A tribalização do debate europeu
Talvez tenha chegado a altura de questionar o dogma de uma União Europeia “sempre mais integrada”.
Uma atitude razoável em política (que deve ser distinguida simultaneamente do irracionalismo e do racionalismo construtivista) funda-se primordialmente na reflexão a partir dos factos. Ora o que os factos têm sobretudo mostrado, ao longo destes penosas peripécias em torno da Grécia, é que — ao contrário do que era desejado e anunciado — o euro tem feito aumentar dramaticamente as divisões e a acrimónia entre os países membros. Essa acrimónia está agora a ser importada para o interior de cada país, fazendo ressuscitar a linguagem da guerra de classes e da guerra entre nações.
A pergunta razoável que estes factos deveriam suscitar é simples: porquê? Por que motivo está a zona euro a assistir a um aumento inédito das tensões no seu interior? Por que motivo um projecto de moeda única, que visava criar mais convergência e integração supranacional, está a produzir efeitos exactamente contrários aos desejados?
Uma explicação conjectural possível é que o projecto da moeda única tenha significados muito diferentes entre os países que o subscreveram. Para os países do Norte, em particular a Alemanha, significa sobretudo disciplina orçamental. Para outros, especialmente a Grécia, mas seguramente não só, significa sobretudo “solidariedade” — o que quer dizer basicamente transferências automáticas dos países mais ricos para os mais pobres, incluindo a mutualização das dívidas soberanas.
Temos assistido à revolta do eleitorado grego contra o entendimento do euro enquanto disciplina orçamental. Mas, conviria agora perguntar, qual seria a reacção do eleitorado alemão se fosse aplicado o entendimento do euro preferido pelo eleitorado grego? Se e quando uma união orçamental fosse implementada, com transferências automáticas, a Alemanha não iria assistir à subida do extremismo, neste caso de sinal contrário ao do Syriza na Grécia? Em boa verdade, a subida do extremismo de direita na Alemanha, por enquanto limitada, é já um facto observável a olho nu.
Este desencontro entre as preocupações da Alemanha e, em geral, dos países do Norte da Europa, e, por outro lado, as expectativas de vários países do Sul constitui um alerta importante que devia intrigar os europeístas de espírito aberto.
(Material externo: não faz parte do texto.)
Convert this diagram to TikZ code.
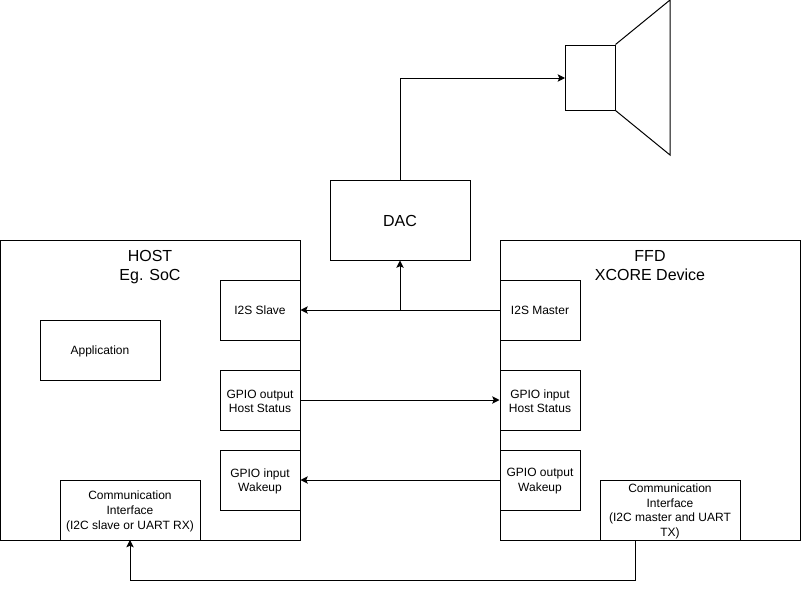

Como tenho repetido neste espaço, talvez esse alerta queira dizer que a União Europeia não possui uma identidade nacional — por exemplo comparável à dos Estados Unidos da América. No Federalista II, John Jay observou em 1787 várias características da unidade norte-americana que estão ausentes na experiência europeia:
"Um povo descendendo dos mesmos antepassados, falando a mesma língua, professando a mesma religião, apoiando os mesmos princípios de governo, muito semelhante nas suas maneiras e costumes, e que, lutando lado a lado durante uma longa e sangrenta guerra, estabeleceu com nobreza a sua liberdade e independência comuns. Como uma nação, fizemos a paz e a guerra; como uma nação, vencemos os nossos inimigos; como uma nação, formámos alianças, e fizemos tratados, e entrámos em vários contratos e convenções com estados estrangeiros".
Estas palavras de John Jay devem ser recordadas quando tentamos definir com abertura de espírito as presentes circunstâncias na Europa e na zona euro. Quando foi lançado, o euro era suposto promover a convergência económica entre os estados membros, bem como uma maior união política e um maior entendimento mútuo. Os factos hoje são que a divergência económica é maior e que a linguagem da rivalidade nacional voltou ao discurso político.
Uma atitude razoável perante estes factos parece aconselhar prudência e distanciamento do crescente confronto entre facções rivais. Talvez essas facções sejam vítimas das circunstâncias que elas próprias criaram e que não se atrevem a questionar: um entendimento dogmático do projecto europeu, que o associa a uma “união sempre mais integrada” — a famosa ever-closer union.
Para os que defendem o projecto europeu original, de reencontro pacífico e democrático das famílias europeias após a II Guerra, talvez tenha chegado a altura de questionar o dogma de uma “união sempre mais integrada”.